The U.S. Warriors to Lourdes pilgrims were joined by a delegation of Ukrainian soldiers who were able to make the pilgrimage through K of C financial support. When the Ukrainian soldiers marched in the opening ceremony, participants erupted in applause, louder than for any other nation. It was during this ceremony Ritter befriended several of his fellow Ukrainian brothers and sisters in arms.

“When you come to a place like this, where there are so many foreign armies and allies involved, you expect that you would meet and exchange with them, but you never really are ready for the friendships and that experience you build with them,” Ritter explained. “Even if we’re not physically on the ground in Ukraine, fighting the war with them, we’re giving them the moral and the spiritual courage to take that fight and keep their country’s sovereignty intact.”

The American and Ukrainian Warriors to Lourdes pilgrims together assembled 3,000 prayer kits that will be shipped to Ukrainian soldiers fighting on the front lines. Each kit includes a rosary, Our Lady of Lourdes and Blessed Michael McGivney prayer cards, and holy water from Lourdes.

Ritter said he was grateful for the camaraderie and friendships he made with “all the foreign armies over here and mainly these fine Ukrainian soldiers.” Yet it was an interior sense of healing and hope that he will take with him going forward.

“The struggles and worries that I've had will be left behind here — they won’t be something I’ll be taking back with me,” he said. “My family and friends will have a better me as I go back home.”


Officer cadet Rhyan Ritter was one of 200 pilgrims who had the opportunity to experience healing this year during Warriors to Lourdes.
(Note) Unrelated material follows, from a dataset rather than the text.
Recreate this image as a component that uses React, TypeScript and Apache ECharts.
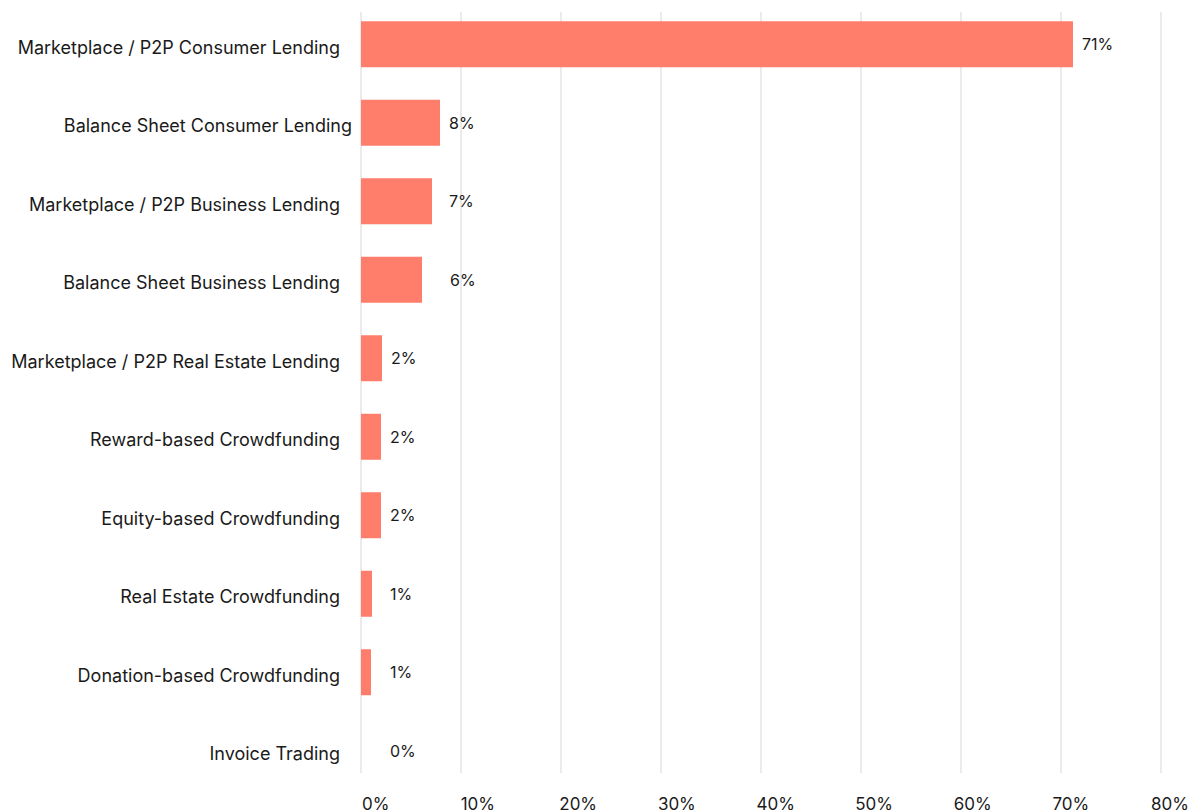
import React, { useEffect, useRef } from "react";
import * as echarts from "echarts";

const categories = [
  "Marketplace / P2P Consumer Lending",
  "Balance Sheet Consumer Lending",
  "Marketplace / P2P Business Lending",
  "Balance Sheet Business Lending",
  "Marketplace / P2P Real Estate Lending",
  "Reward-based Crowdfunding",
  "Equity-based Crowdfunding",
  "Real Estate Crowdfunding",
  "Donation-based Crowdfunding",
  "Invoice Trading",
];
const shares = [71.2, 7.9, 7.1, 6.1, 2.1, 2.0, 2.0, 1.1, 1.0, 0];
const xTicks = [0, 10, 20, 30, 40, 50, 60, 70, 80];
const labelShift = [0, 0, 8, 19, 0, 0, 0, 9, 10, 20];

const FONT = "Inter, 'Noto Sans', sans-serif";
const INK = "#1a1a1a";

export default function App() {
  const ref = useRef<HTMLDivElement>(null);
  useEffect(() => {
    if (!ref.current) return;
    const chart = echarts.init(ref.current, undefined, { renderer: "svg" });
    const xMin = xTicks[0];
    const xMax = xTicks[xTicks.length - 1];
    const step = xTicks[1] - xTicks[0];
    chart.setOption({
      animation: false,
      backgroundColor: "#ffffff",
      textStyle: { fontFamily: FONT },
      grid: [
        { left: 361, right: 31, top: 5, height: 785, containLabel: false },
        { left: 361, right: 31, top: 12, bottom: 39, containLabel: false },
        { left: 362, right: 40, top: 12, bottom: 39, containLabel: false },
      ],
      xAxis: [
        {
          gridIndex: 0, type: "value", min: xMin, max: xMax, interval: step,
          axisLine: { show: false }, axisTick: { show: false },
          axisLabel: { show: false }, splitLine: { show: false },
        },
        {
          gridIndex: 1, type: "value", min: xMin, max: xMax, interval: step,
          axisLine: { show: false }, axisTick: { show: false },
          axisLabel: { show: false },
          splitLine: { show: true, lineStyle: { color: "#ebebeb", width: 2 } },
        },
        {
          gridIndex: 2, type: "value", min: xMin, max: xMax, interval: step,
          axisLine: { show: false }, axisTick: { show: false },
          splitLine: { show: false },
          axisLabel: {
            show: true, margin: 22, align: "left",
            formatter: (v: number) => `${v}%`,
            fontFamily: FONT, fontSize: 17, color: INK,
          },
        },
      ],
      yAxis: [
        {
          gridIndex: 0, type: "category", data: categories, inverse: true,
          axisLine: { show: false }, axisTick: { show: false },
          splitLine: { show: false },
          axisLabel: {
            margin: 9, fontFamily: FONT, fontSize: 18, color: INK,
            formatter: (v: string) =>
              v === "Balance Sheet Consumer Lending" ? `{b|${v}}` : `{a|${v}}`,
            rich: {
              a: { fontFamily: FONT, fontSize: 18, color: INK, padding: [6, 12, 0, 0] },
              b: { fontFamily: FONT, fontSize: 18, color: INK, padding: [6, 0, 0, 0] },
            },
          },
        },
        {
          gridIndex: 1, type: "category", data: categories, show: false,
        },
        {
          gridIndex: 2, type: "category", data: categories, show: false,
        },
      ],
      series: [
        {
          type: "bar",
          xAxisIndex: 0,
          yAxisIndex: 0,
          barWidth: 46,
          itemStyle: { color: "#ff7e6b" },
          data: shares.map((v, i) => ({
            value: v,
            label: { offset: [labelShift[i], 0] },
          })),
          label: {
            show: true,
            position: "right",
            distance: 9,
            fontFamily: FONT,
            fontSize: 16,
            color: INK,
            formatter: (p: any) => `${Math.round(p.value)}%`,
          },
        },
      ],
    });
    return () => chart.dispose();
  }, []);
  return (
    <div
      ref={ref}
      style={{ position: "absolute", left: 0, top: 0, width: 1192, height: 812 }}
    />
  );
}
The following are brief testimonials from some of Ritter’s fellow pilgrims.

U.S. Marine Corps Capt. Siwen Cremean

Cremean discovered Lourdes after watching a documentary. Seeing how others in the armed forces found physical and spiritual healing there, she immediately recognized that she needed to go since she had been suffering with her own injuries. Witnessing the PMI’s Opening Ceremony combined with her fellow pilgrims’ shared Christian identity were highlights of her pilgrimage, she said. But the most impactful aspect of her trip was the friendship she formed with her roommate:

“I almost feel that it was a sign from God. It was meant to be,” Cremean said. “She and I have so much to talk about: faith, our shared identity in the Marine Corps, and where we are in life. We have a lot to offer each other. I hope to continue having a relationship with her for years to come.”

Deacon Bradley Easterbrooks

Deacon Easterbrooks was baptized Catholic, but raised in a Protestant household. He began to rediscover the faith while attending Boston College, which planted the seed that sparked his later reversion to Catholicism and vocation to become a U.S. Navy chaplain. A transitional deacon, he will soon be ordained to the priesthood. This year was the second time he has participated in Warriors to Lourdes.

“Warriors to Lourdes is hard to describe, because it’s bigger than anything words could put together,” he said. “If you come, you’ll see just how many people are here to celebrate with you — the smiles on their faces, the peace in the hearts of so many faithful from so many countries, and the cultural experience of seeing how universal our Church is. Our Church is a universal Church with believers in every country. Lourdes brings that all together, because Our Lady has brought us all here.”

U.S. Navy Chief Petty Officer Lance Adair

Seeking to go on a spiritual journey with fellow members of the armed forces, Adair attended Warriors to Lourdes after learning about it from his wife, Rosli, a member of the U.S. National Guard. What particularly struck him about the pilgrimage was seeing military personnel from around the world peacefully joining together.

“With everything going on with the world right now, a lot of things are felt more over here in Europe, and it’s good to see that perspective,” Adair said. “But then, also being able to see the fellowship and the camaraderie here lift spirits up. It’s important for all these nations to keep doing this to maintain that tradition of coming together for peace.”